Marie Beatrice Schol-Schwarz

Marie Beatrice Schol-Schwarz
Marie Beatrice Schol-Schwarz
Born Marie Beatrice Schwarz
July 12, 1898(1898-07-12)
Jakarta, Batavia
Died July 27, 1969(1969-07-27) (aged 71)
Baarn, the Netherlands
Occupation Phytopathologist
Years active 1920–1968

Dr Marie Beatrice Schol-Schwarz (1898-1969) was the Dutch phytopathologist, better known simply as Bea Schwarz, who discovered the causal fungus of Dutch elm disease whilst studying for her doctorate at the University of Utrecht in 1922, where she was Johanna Westerdijk's first PhD student.[1] Born in Batavia, Dutch East Indies in 1898, most of her early professional life was spent studying pathogens afflicting the groundnut Arachis hypogaea at the agricultural research station in Bogor. Marrying in 1926, Dr Schwarz retired from research to raise a family. When the East Indies were invaded by the Japanese army in 1942, Schwarz and her husband were interned in separate camps, her husband dying soon afterwards. After liberation, Schwarz and her two sons returned to the Netherlands, where she joined the Centraal Bureau voor Schimmelcultures at Baarn, studying various fungi and writing a monograph on the genus Epicoccum.

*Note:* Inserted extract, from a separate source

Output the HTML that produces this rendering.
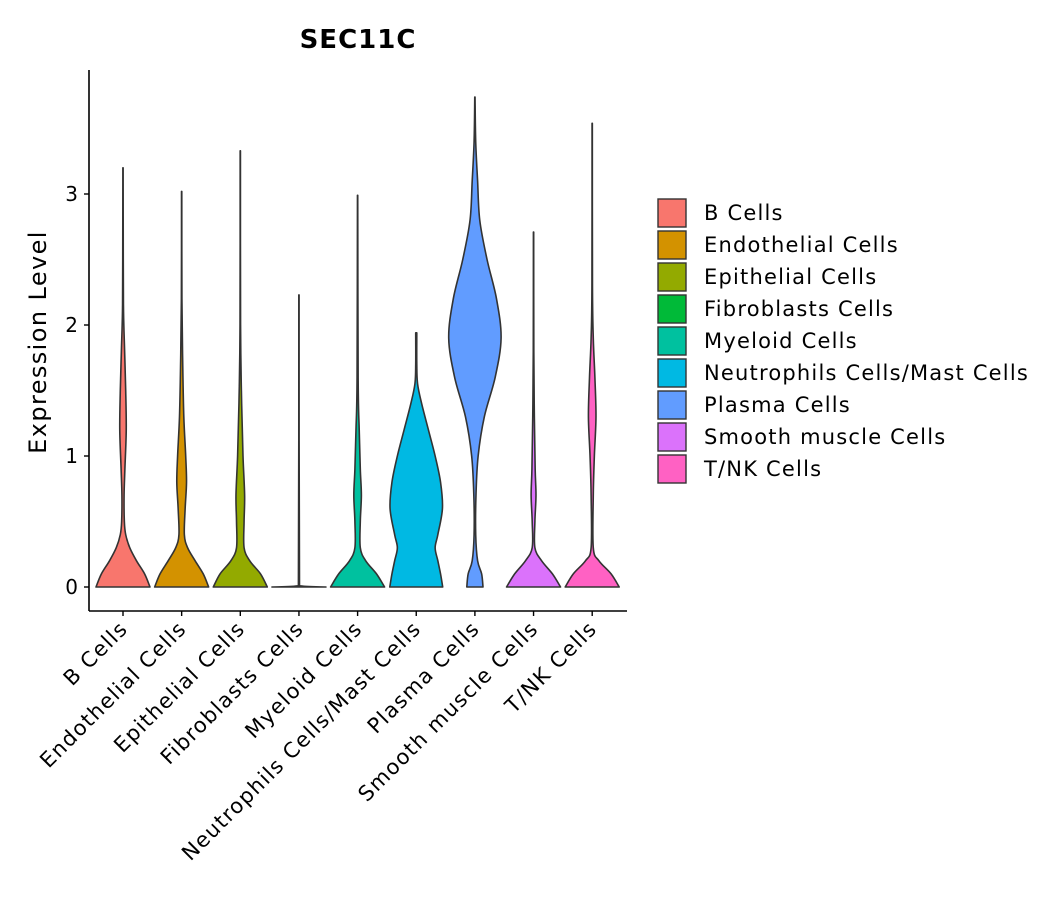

After her second retirement, she continued to study the genus Phialophora despite her rapidly failing health. Shortly before her death in 1969, she was made an Officer in the Order of Orange Nassau in recognition of her contribution to phytopathology [2]

Eponymy

The elm cultivar 'Bea Schwarz' was named for Dr. Schwarz.